Over the years I have sprinkled certain themes throughout my posts. I say them over and over because they work—not only for me, but for everybody.

To save you the trouble of searching for what you might not know is even there, here it all is. This post summarizes my thoughts. If you do all these things (and there aren’t many) you will play better golf.

The Swing

Control your tempo by starting the club forward at the same speed with which you brought it up.

Do not let the suspension point move.

Your hands must lead the clubhead into the ball. Accomplish this by feeling the butt end of the handle moving leftward from the start of the forward swing through impact.

Short Game

With a chip and a pitch, think of sliding the sole of the club underneath the ball. Do not hit down on the ball.

With a chip, use one swing and several clubs to regulate distance.

With a pitch, use two or three lengths of swing (your choice) and several clubs to regulate distance.

Putting

Hit the ball on the sweet spot of the putterface.

Let the length of the backswing be the sole distance generator.

Technique is less important than mentally bearing down the hole.

A Few Random Golf Notes

No essay today. Just a few odds and ends that have come to mind lately.

1. That the forward swing begins with the movement of the left hip is beyond doubt, but what that movement is, exactly, is a matter of confusion. There is a slide and a turn. But which one comes first and how much of a movement is each one? Let’s make the matter simpler.
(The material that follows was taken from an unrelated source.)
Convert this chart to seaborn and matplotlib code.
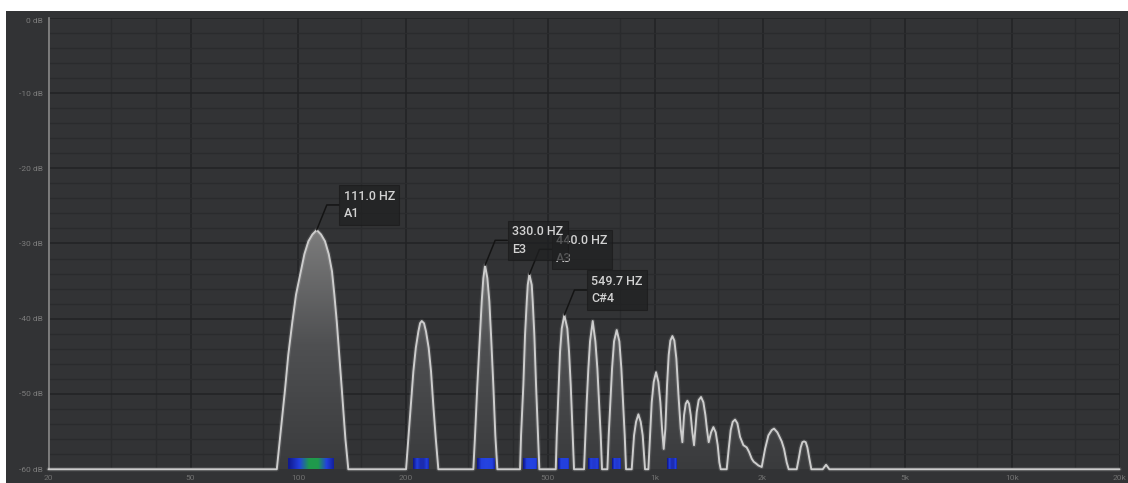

Think of the first move forward as pushing your left hip straight back behind you. Now it cannot exactly go straight backward. To go back it has to turn somewhat and there will be a bit of a slide, too. Also, your weight will get off the right side early, like it should.

By thinking about it this way, whether the slide or the turn happens first is no longer an issue. They will both happen at the right time and that’s all you need to worry about.

If you try this, make sure the hip goes backward in rhythm. Don’t snap it back quickly.

2. A few years ago, the Play It Forward campaign was big. Play from the right set of tees and you will shoot lower scores and have more fun. There’s another reason why playing it forward pays off. It makes you a better golfer over time.

Because the course is shorter you will be hitting more shots that are within your ability to hit. This means you will learn how to score. Instead of always playing catch-up, you will always be on offense. You will learn how to dictate to the course instead of the course dictating to you.

You might want to play for a while from tees that are too short, then back up with your new mindset.

3. A few years ago I talked to you about the clubs I used to chip with. It was a set that went from lob wedge through 8-iron. The chipping stroke I used was somewhat of a downward blow with a little bit of punch to it.

Recently I have changed my chipping stroke to one that is more of a level brushing stroke. It gradually became clear that the clubs I calibrated earlier did not work well with the new stroke.

Since the blow with a brush is not as sharp, the ball does not leap off the clubface as it does with the downward stroke. All I had to do to recalibrate my chipping set was to move up by two clubs.

For example, where I had been using a lob wedge I now use a gap wedge to chip to a certain distance, or instead of a pitching wedge I use an 8-iron to send the ball an equivalent distance.

4. Remember that we play golf in order to have fun with friends. Of course we want to get better, but improvement occurs gradually. Having fun happens anytime we want to. First things first.